◆ What you will do: Write out the entire listing below exactly, with the pictures left out.

______

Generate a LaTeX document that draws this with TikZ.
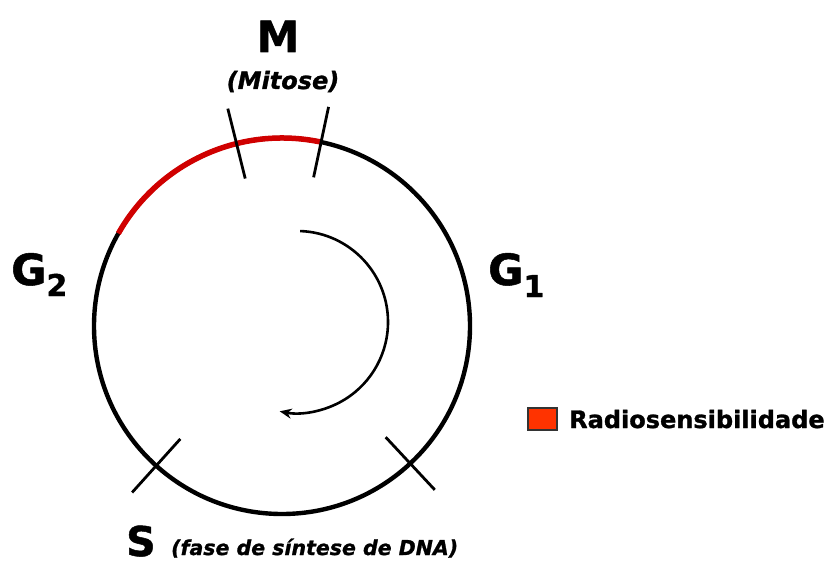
\documentclass[tikz,border=0pt]{standalone}
\usepackage{fontspec}
\setmainfont{DejaVu Sans}[
  BoldFeatures={FakeBold=1.2},
  BoldItalicFeatures={FakeBold=1.2}]
\usetikzlibrary{calc,arrows.meta}
\definecolor{cyclered}{HTML}{D00000}
\definecolor{legendred}{HTML}{FF3300}
\tikzset{
  phase/.style={inner sep=0pt, font=\bfseries\fontsize{43}{43}\selectfont},
  note/.style={inner sep=0pt, font=\bfseries\itshape\fontsize{20.5}{20.5}\selectfont},
  cycle/.style={line width=4.4pt, black},
  hot/.style={line width=5.5pt, cyclered},
  tick/.style={line width=2.8pt, black},
  flow/.style={line width=2.6pt, black, -{Stealth[length=12pt,width=10pt]}},
}
\begin{document}
\begin{tikzpicture}[x=1pt,y=1pt]
  \useasboundingbox (0,0) rectangle (834,563);
  \coordinate (C) at (282,237);
  \def\R{188}

  % the cell cycle
  \draw[cycle] (C) circle[radius=\R];
  \draw[hot] ($(C)+(78:\R)$) arc[start angle=78, end angle=150.5, radius=\R];

  % phase boundaries
  \foreach \a in {78,104,228,313}
    \draw[tick] ($(C)+(\a:152)$) -- ($(C)+(\a:224)$);

  % direction of progression
  \coordinate (F) at (297,241);
  \draw[flow] ($(F)+(88:91)$) arc[start angle=88, end angle=-101, radius=91];

  % phase labels
  \node[phase, anchor=base] (M) at (278,511) {M};
  \node[note, anchor=base, font=\bfseries\itshape\fontsize{24}{24}\selectfont] (Mit) at (283,474) {(Mitose)};
  \node[phase, anchor=base west] (G2) at (11,278) {G\raisebox{-11pt}{\fontsize{30}{30}\selectfont 2}};
  \node[phase, anchor=base west] (G1) at (488,278) {G\raisebox{-12pt}{\fontsize{30}{30}\selectfont 1}};
  \node[phase, anchor=base west, font=\bfseries\fontsize{41}{41}\selectfont] (S) at (126,7) {S};
  \node[note, anchor=base west] (Sn) at (171,8) {(fase de síntese de DNA)};

  % legend
  \draw[line width=1.2pt, black!80, fill=legendred] (528,133) rectangle (557,155);
  \node[inner sep=0pt, anchor=base west, font=\bfseries\fontsize{24}{24}\selectfont] (leg) at (569,135) {Radiosensibilidade};
\end{tikzpicture}
\end{document}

______

◆ Completed exercise:
Generate a LaTeX document that draws this with TikZ.
\documentclass[tikz,border=0pt]{standalone}
\usepackage{fontspec}
\setmainfont{DejaVu Sans}[
  BoldFeatures={FakeBold=1.2},
  BoldItalicFeatures={FakeBold=1.2}]
\usetikzlibrary{calc,arrows.meta}
\definecolor{cyclered}{HTML}{D00000}
\definecolor{legendred}{HTML}{FF3300}
\tikzset{
  phase/.style={inner sep=0pt, font=\bfseries\fontsize{43}{43}\selectfont},
  note/.style={inner sep=0pt, font=\bfseries\itshape\fontsize{20.5}{20.5}\selectfont},
  cycle/.style={line width=4.4pt, black},
  hot/.style={line width=5.5pt, cyclered},
  tick/.style={line width=2.8pt, black},
  flow/.style={line width=2.6pt, black, -{Stealth[length=12pt,width=10pt]}},
}
\begin{document}
\begin{tikzpicture}[x=1pt,y=1pt]
  \useasboundingbox (0,0) rectangle (834,563);
  \coordinate (C) at (282,237);
  \def\R{188}

  % the cell cycle
  \draw[cycle] (C) circle[radius=\R];
  \draw[hot] ($(C)+(78:\R)$) arc[start angle=78, end angle=150.5, radius=\R];

  % phase boundaries
  \foreach \a in {78,104,228,313}
    \draw[tick] ($(C)+(\a:152)$) -- ($(C)+(\a:224)$);

  % direction of progression
  \coordinate (F) at (297,241);
  \draw[flow] ($(F)+(88:91)$) arc[start angle=88, end angle=-101, radius=91];

  % phase labels
  \node[phase, anchor=base] (M) at (278,511) {M};
  \node[note, anchor=base, font=\bfseries\itshape\fontsize{24}{24}\selectfont] (Mit) at (283,474) {(Mitose)};
  \node[phase, anchor=base west] (G2) at (11,278) {G\raisebox{-11pt}{\fontsize{30}{30}\selectfont 2}};
  \node[phase, anchor=base west] (G1) at (488,278) {G\raisebox{-12pt}{\fontsize{30}{30}\selectfont 1}};
  \node[phase, anchor=base west, font=\bfseries\fontsize{41}{41}\selectfont] (S) at (126,7) {S};
  \node[note, anchor=base west] (Sn) at (171,8) {(fase de síntese de DNA)};

  % legend
  \draw[line width=1.2pt, black!80, fill=legendred] (528,133) rectangle (557,155);
  \node[inner sep=0pt, anchor=base west, font=\bfseries\fontsize{24}{24}\selectfont] (leg) at (569,135) {Radiosensibilidade};
\end{tikzpicture}
\end{document}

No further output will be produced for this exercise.